The most important piece of trade legislation Congress has dealt with in years was introduced in the House and Senate last week. The “Bipartisan Congressional Trade Priorities Act of 2014” sets out the parameters for renewing trade promotion authority (TPA), originally known as “fast track,” in order to ease eventual passage of the Trans-Pacific Partnership and other agreements through Congress. There will be a lot of debate in the coming months about what U.S. trade policy should look like, and this TPA bill will do a lot to establish the agenda.

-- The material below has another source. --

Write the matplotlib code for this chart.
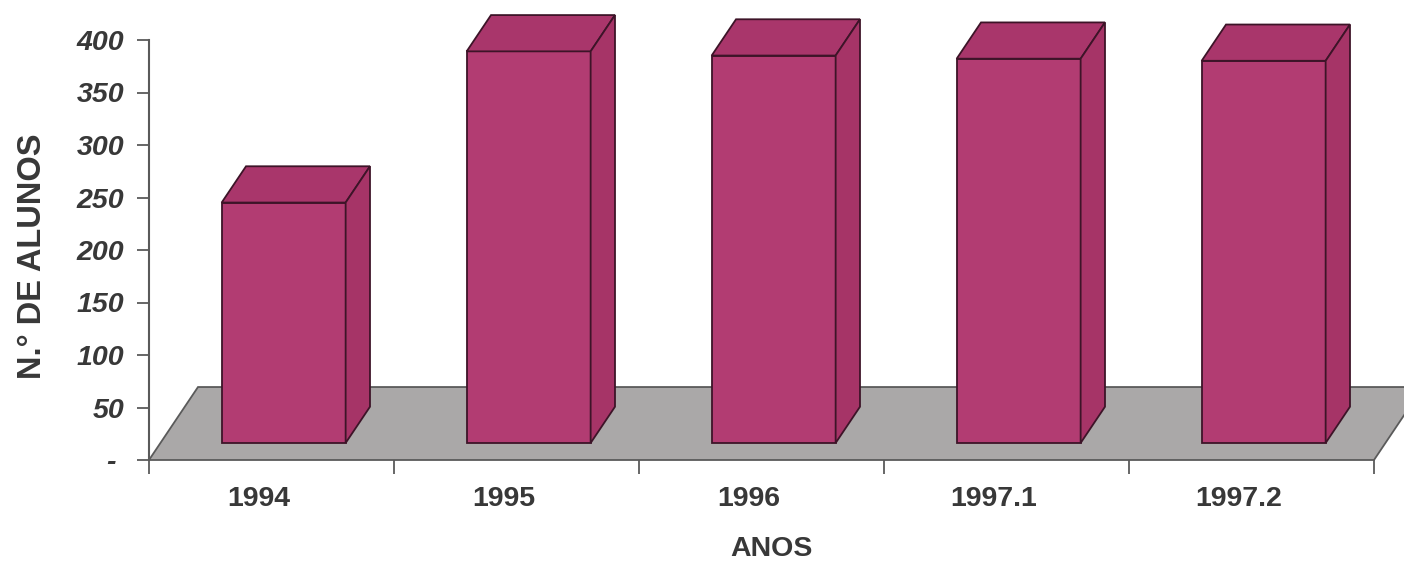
import matplotlib
matplotlib.use("Agg")
import matplotlib.pyplot as plt
from matplotlib.patches import Polygon
from matplotlib.transforms import ScaledTranslation

# ---- data ----
categories = ["1994", "1995", "1996", "1997.1", "1997.2"]
values = [229, 373, 369, 366, 364]
yticks = [0, 50, 100, 150, 200, 250, 300, 350, 400]
ytick_labels = ["- ", "50", "100", "150", "200", "250", "300", "350", "400"]
ylabel = "N.° DE ALUNOS"
xlabel = "ANOS"

# ---- style ----
W, H = 1404, 563
front_col = "#b23c72"
top_col = "#a9366b"
side_col = "#a63467"
edge_col = "#3d1428"
floor_col = "#aaa8a8"
floor_edge = "#5a5a5a"
txt_col = "#383838"
axis_col = "#5a5a5a"

# oblique projection: full floor depth -> (dx in category units, dy in value units)
DX, DY = 0.20, 69.5
d0, d1 = 0.233, 0.73        # bar depth range (fraction of floor depth)
bar_left, bar_w = 0.25, 0.506

plt.rcParams["font.family"] = ["Liberation Sans", "DejaVu Sans"]
fig = plt.figure(figsize=(W / 100, H / 100), dpi=100)
ax = fig.add_axes([149 / W, (H - 460) / H, 1225 / W, 420 / H])
ax.set_xlim(0, len(categories))
ax.set_ylim(0, 400)

# floor
n = len(categories)
floor = Polygon([(0, 0), (n, 0), (n + DX, DY), (DX, DY)], closed=True,
                facecolor=floor_col, edgecolor=floor_edge, lw=1.3,
                clip_on=False, zorder=1)
ax.add_patch(floor)

# bars
for i, v in enumerate(values):
    x0 = i + bar_left + d0 * DX
    y0 = d0 * DY
    x1 = x0 + bar_w
    ddx = (d1 - d0) * DX
    ddy = (d1 - d0) * DY
    ax.bar(x0, v, width=bar_w, bottom=y0, align="edge", color=front_col,
           edgecolor=edge_col, lw=1.3, zorder=3, clip_on=False)
    top = Polygon([(x0, y0 + v), (x1, y0 + v), (x1 + ddx, y0 + v + ddy),
                   (x0 + ddx, y0 + v + ddy)], closed=True, facecolor=top_col,
                  edgecolor=edge_col, lw=1.3, zorder=3, clip_on=False)
    side = Polygon([(x1, y0), (x1 + ddx, y0 + ddy), (x1 + ddx, y0 + v + ddy),
                    (x1, y0 + v)], closed=True, facecolor=side_col,
                   edgecolor=edge_col, lw=1.3, zorder=3, clip_on=False)
    ax.add_patch(top)
    ax.add_patch(side)

# spines / ticks
for s in ["top", "right", "bottom"]:
    ax.spines[s].set_visible(False)
ax.spines["left"].set_color(axis_col)
ax.spines["left"].set_linewidth(1.5)
ax.spines["left"].set_zorder(0.5)

ax.set_yticks(yticks)
ax.set_yticklabels(ytick_labels, fontsize=20.5, fontweight="bold",
                   fontstyle="italic", color=txt_col)
ax.tick_params(axis="y", length=9, width=1.3, color=axis_col, pad=9)

ax.set_xticks(range(n + 1))
ax.set_xticklabels([])
ax.set_xticks([i + 0.5 for i in range(n)], minor=True)
ax.set_xticklabels(categories, minor=True, fontsize=20.5, fontweight="bold",
                   color=txt_col)
ax.tick_params(axis="x", which="major", length=10, width=1.3, color=axis_col)
ax.tick_params(axis="x", which="minor", length=0, pad=19)
off = ScaledTranslation(-13 / 100, 0, fig.dpi_scale_trans)
for lab in ax.get_xticklabels(minor=True):
    lab.set_transform(lab.get_transform() + off)

fig.text(33 / W, 1 - 256 / H, ylabel, rotation=90, ha="center", va="center",
         fontsize=23.5, fontweight="bold", color=txt_col)
fig.text(771 / W, 1 - 549 / H, xlabel, ha="center", va="center",
         fontsize=20.5, fontweight="bold", color=txt_col)

fig.savefig("out.png", dpi=100, facecolor="white")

The new bill largely mirrors the last TPA grant in 2002. The basic idea of fast track is that Congress agrees to hold an up-or-down vote on any trade agreement submitted by the president, while the president agrees to adopt a series of negotiating objectives laid out by Congress.
I’ve explained before why I think TPA is not necessary right now to get agreements through Congress and why it could even make the TPP negotiations more difficult. However, that argument is temporarily moot since this TPA bill is on the table and will apply not only to the TPP but to the U.S.-EU trade agreement and any World Trade Organzation negotiations for the next four years.
Defeat of this bill could quite possibly kill any chance the president has to conclude trade agreements before the end of his term. Also, the negotiating objectives included in the new bill are not as bad as I had feared.
At this point, we should be talking about what’s in the new TPA bill and how it might change as the debate heats up.